> **STATED TASK**
Note each line where "that" appears, and copy it.

--- Start MATERIAL FOR THIS TASK ---

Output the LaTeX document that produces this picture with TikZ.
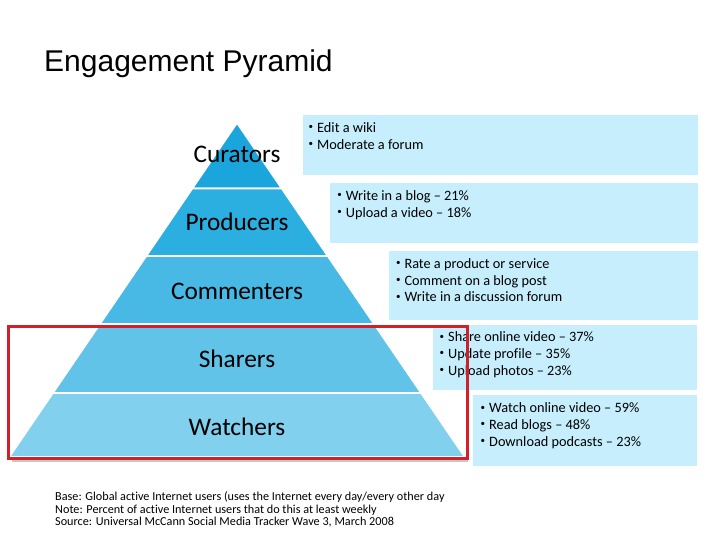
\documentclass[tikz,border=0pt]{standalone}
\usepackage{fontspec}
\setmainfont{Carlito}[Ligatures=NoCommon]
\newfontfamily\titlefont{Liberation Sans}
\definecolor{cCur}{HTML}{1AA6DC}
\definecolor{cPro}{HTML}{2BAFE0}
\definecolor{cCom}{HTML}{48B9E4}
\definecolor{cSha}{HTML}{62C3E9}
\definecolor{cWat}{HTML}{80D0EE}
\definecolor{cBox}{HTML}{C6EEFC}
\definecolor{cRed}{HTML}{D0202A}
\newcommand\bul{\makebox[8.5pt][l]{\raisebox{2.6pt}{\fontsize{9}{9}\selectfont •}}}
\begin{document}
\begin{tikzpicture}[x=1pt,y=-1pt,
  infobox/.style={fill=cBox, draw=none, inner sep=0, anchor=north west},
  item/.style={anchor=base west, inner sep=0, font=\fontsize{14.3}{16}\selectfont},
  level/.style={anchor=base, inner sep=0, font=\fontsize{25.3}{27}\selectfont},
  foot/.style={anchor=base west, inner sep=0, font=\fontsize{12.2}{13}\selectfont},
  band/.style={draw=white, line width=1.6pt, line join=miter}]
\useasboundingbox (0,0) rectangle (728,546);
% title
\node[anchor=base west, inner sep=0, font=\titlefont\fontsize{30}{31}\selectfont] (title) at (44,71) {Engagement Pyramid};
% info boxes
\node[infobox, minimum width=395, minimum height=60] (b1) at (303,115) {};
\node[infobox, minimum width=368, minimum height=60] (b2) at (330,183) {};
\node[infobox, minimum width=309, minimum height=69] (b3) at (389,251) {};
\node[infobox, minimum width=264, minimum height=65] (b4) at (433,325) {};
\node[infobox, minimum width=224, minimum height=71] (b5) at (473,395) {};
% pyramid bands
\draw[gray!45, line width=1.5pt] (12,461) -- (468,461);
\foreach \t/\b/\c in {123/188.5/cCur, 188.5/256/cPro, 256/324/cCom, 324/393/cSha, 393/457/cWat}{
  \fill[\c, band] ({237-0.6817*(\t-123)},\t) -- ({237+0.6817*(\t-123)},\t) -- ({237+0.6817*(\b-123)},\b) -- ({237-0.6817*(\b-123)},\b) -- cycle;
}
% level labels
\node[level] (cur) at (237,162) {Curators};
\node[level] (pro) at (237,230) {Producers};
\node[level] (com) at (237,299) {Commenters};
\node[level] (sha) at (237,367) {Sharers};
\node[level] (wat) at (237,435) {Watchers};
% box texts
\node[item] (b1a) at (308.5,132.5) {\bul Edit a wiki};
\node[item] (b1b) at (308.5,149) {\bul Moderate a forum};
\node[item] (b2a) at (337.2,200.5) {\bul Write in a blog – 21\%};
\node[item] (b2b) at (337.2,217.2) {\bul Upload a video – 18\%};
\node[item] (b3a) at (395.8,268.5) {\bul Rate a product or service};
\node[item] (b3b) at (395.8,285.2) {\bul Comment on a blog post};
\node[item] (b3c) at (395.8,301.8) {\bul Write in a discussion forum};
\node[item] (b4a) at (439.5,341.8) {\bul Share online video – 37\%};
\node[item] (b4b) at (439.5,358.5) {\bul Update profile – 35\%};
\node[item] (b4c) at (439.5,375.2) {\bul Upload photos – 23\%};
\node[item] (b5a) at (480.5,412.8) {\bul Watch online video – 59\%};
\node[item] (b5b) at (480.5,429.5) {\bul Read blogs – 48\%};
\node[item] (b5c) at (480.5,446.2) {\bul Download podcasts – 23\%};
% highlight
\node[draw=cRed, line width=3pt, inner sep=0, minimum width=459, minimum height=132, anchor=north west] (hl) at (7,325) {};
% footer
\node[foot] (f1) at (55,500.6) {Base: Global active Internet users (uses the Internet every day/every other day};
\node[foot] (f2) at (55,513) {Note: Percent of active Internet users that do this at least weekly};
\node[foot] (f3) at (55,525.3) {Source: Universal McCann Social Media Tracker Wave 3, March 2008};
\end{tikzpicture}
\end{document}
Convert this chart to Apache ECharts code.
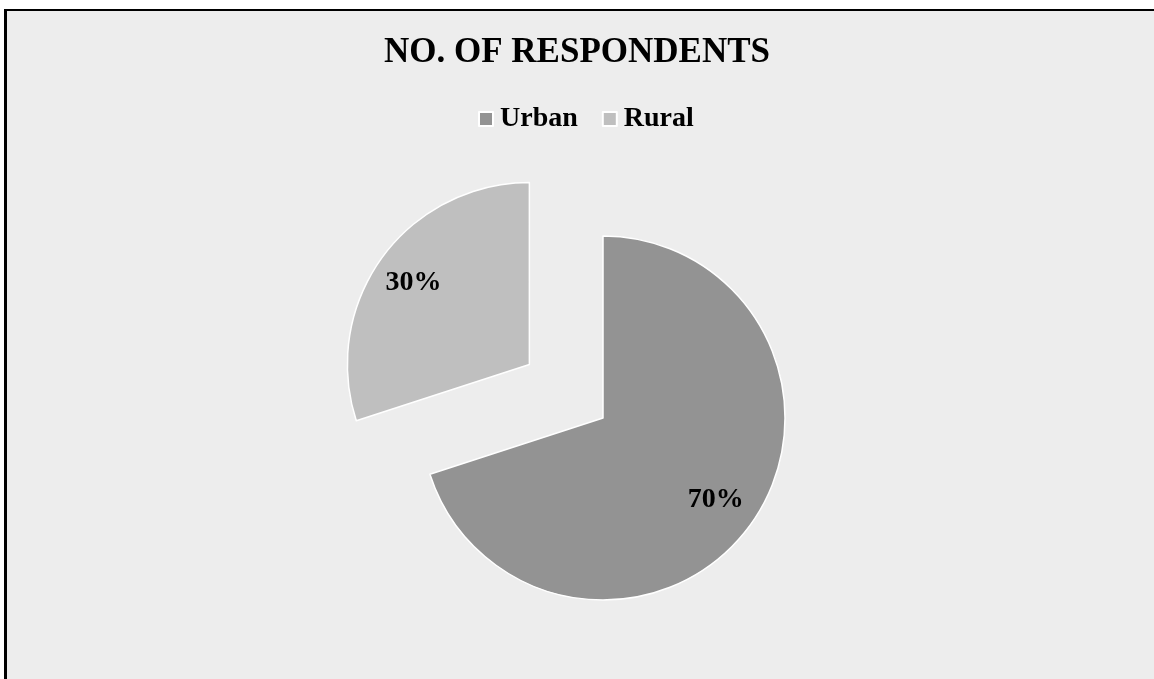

--- End MATERIAL FOR THIS TASK ---

> **ANSWER TO THE TASK**
Output the LaTeX document that produces this picture with TikZ.
\node[foot] (f2) at (55,513) {Note: Percent of active Internet users that do this at least weekly};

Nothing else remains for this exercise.